Важным будет упомянуть замечание, сделанное Доларом со ссылкой на XI семинар Лакана относительно травматического события. Вслед за Лаканом он ссылается на отрывок «Толкования сновидений», где Фрейд упоминает одну из функций сновидения — функцию «хранителя сна», которая интегрирует внешнее раздражение, что может разбудить спящего, обращая это раздражение в элемент сновидения. «Сновидение защищает сон от реальности». Для иллюстрации следующего события Лакан берёт в пример сновидение из книги. Отцу, что оставил в соседней комнате мёртвое тело погибшего сына с зажжёнными свечами сниться его ребенок. Сын подходит к отцу и задаёт вопрос: «отец, неужели ты не видишь, что я горю?»
К слову, перенося эти отношения на отношения субъекта современности с законом, можно было бы сказать, что мера безопасности к которой призван бесконечно расширяющийся перечень законов, ритуалов и прав, то самое реальное, оборачивается ещё большей опасностью, вызывая неизбывную тревогу повсеместной опасности. Расширяющееся символическое поле, призванное устранить тревогу, овладеть Реальным, оборачивается тревогой иного рода, менее опасной в едином моменте, при столкновении с Реальным, но тем не менее отныне выступающей в качестве постоянного спутника в виде некого фона, посредством своей бесконечной символизации.
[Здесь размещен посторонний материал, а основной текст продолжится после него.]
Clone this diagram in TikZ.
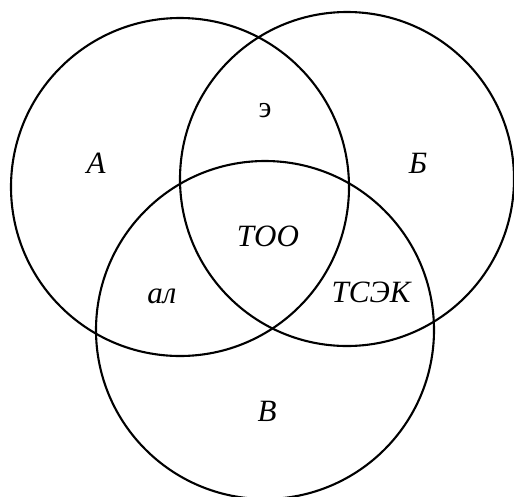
\documentclass[tikz,border=0pt]{standalone}
\usepackage{fontspec}
\setmainfont{Liberation Serif}
\begin{document}
\begin{tikzpicture}[x=1pt,y=-1pt,
  setc/.style={circle,draw=black,line width=2.1pt,inner sep=0pt},
  lbl/.style={font=\fontsize{31}{34}\selectfont\itshape,inner sep=0pt}]
\useasboundingbox (0,0) rectangle (514,496);
\node[setc,minimum size=338pt] (cA) at (180,187) {};
\node[setc,minimum size=334pt] (cB) at (347,179) {};
\node[setc,minimum size=338pt] (cC) at (265,330) {};
\node[lbl] (lA) at (96,163) {А};
\node[lbl] (lB) at (418,163) {Б};
\node[lbl] (lV) at (267,411) {В};
\node[lbl,font=\fontsize{30}{33}\selectfont] (le) at (265,111) {э};
\node[lbl] (lT) at (268,236) {ТОО};
\node[lbl] (la) at (162,296) {ал};
\node[lbl] (lK) at (371,292) {ТСЭК};
\end{tikzpicture}
\end{document}
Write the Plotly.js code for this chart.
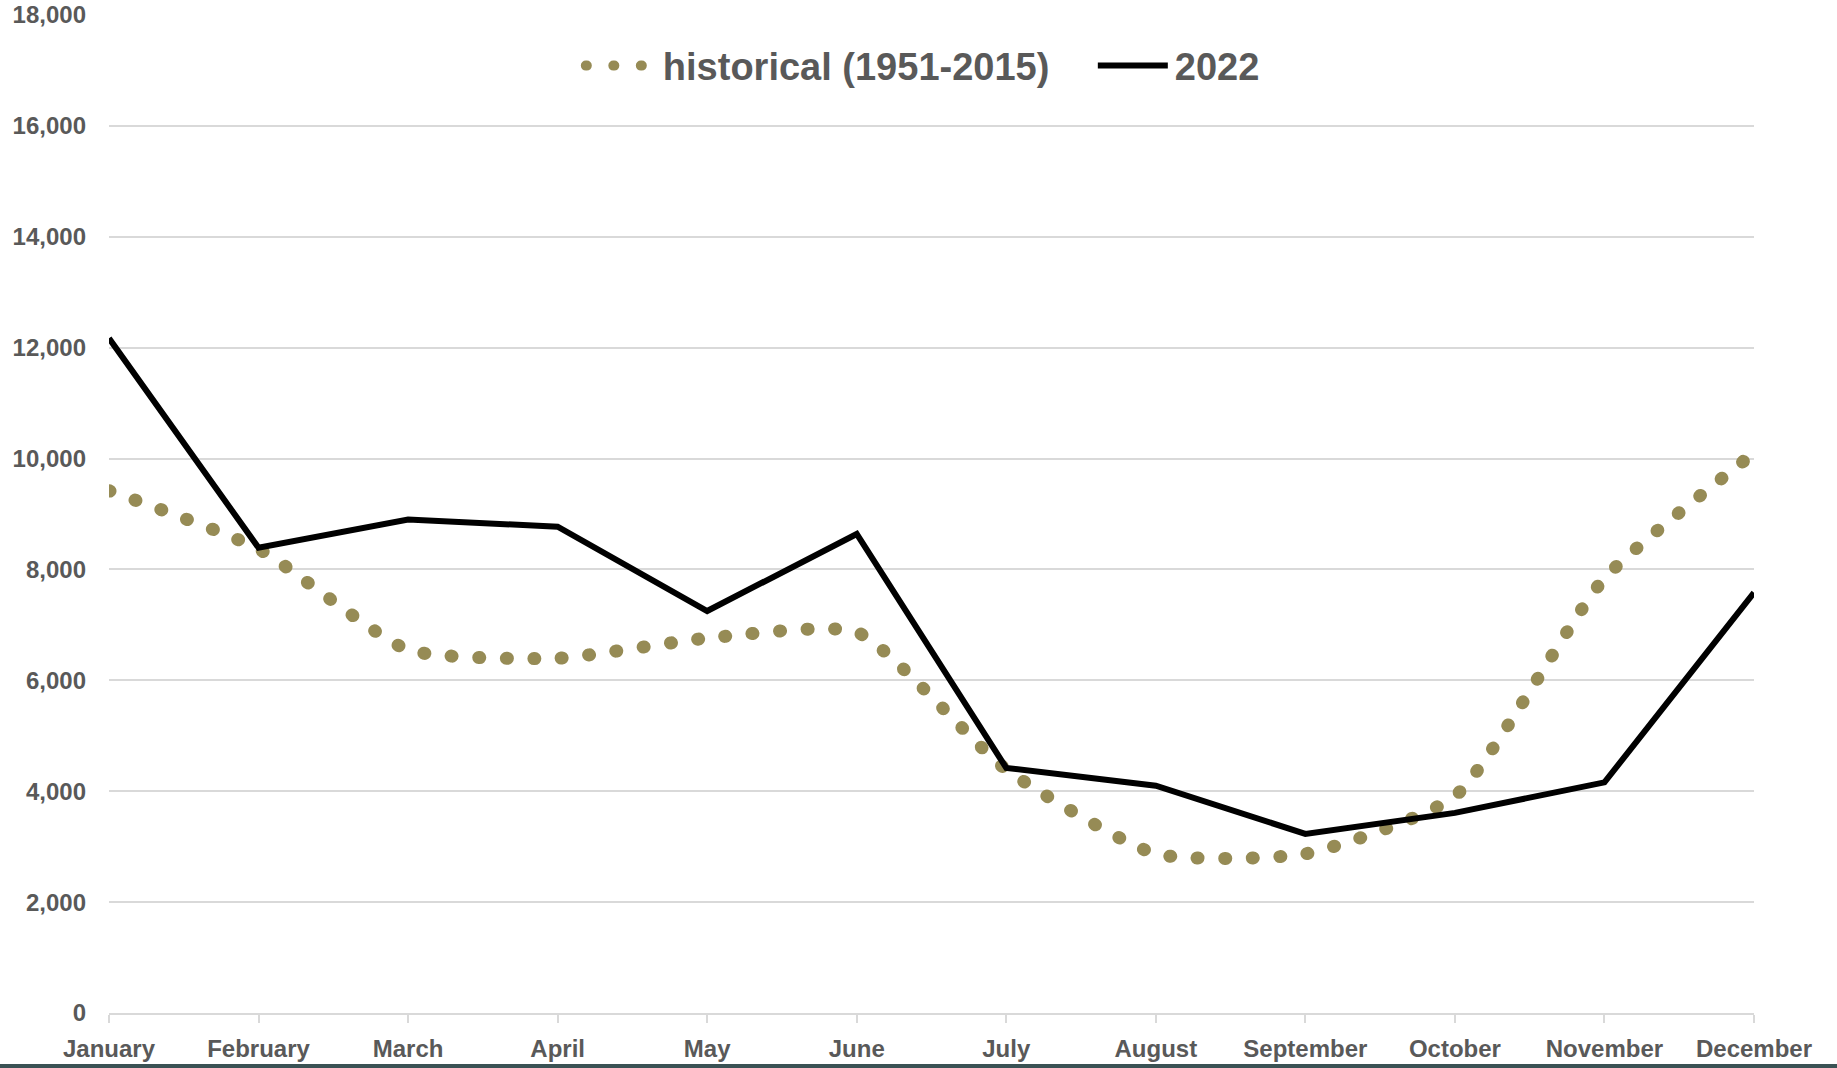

Интересным образом это замечание пересекается с мыслью Ницше о жрецах: «что же касается снадобий, измышленных ими самими против собственной болезненности, то не впору ли сказать, что по своим последствиям они оказываются, в конце концов, во сто крат более опасными, нежели сама болезнь, от которой они должны были избавить? Само человечество еще страдает последствиями этой жреческой лечебной наивности!».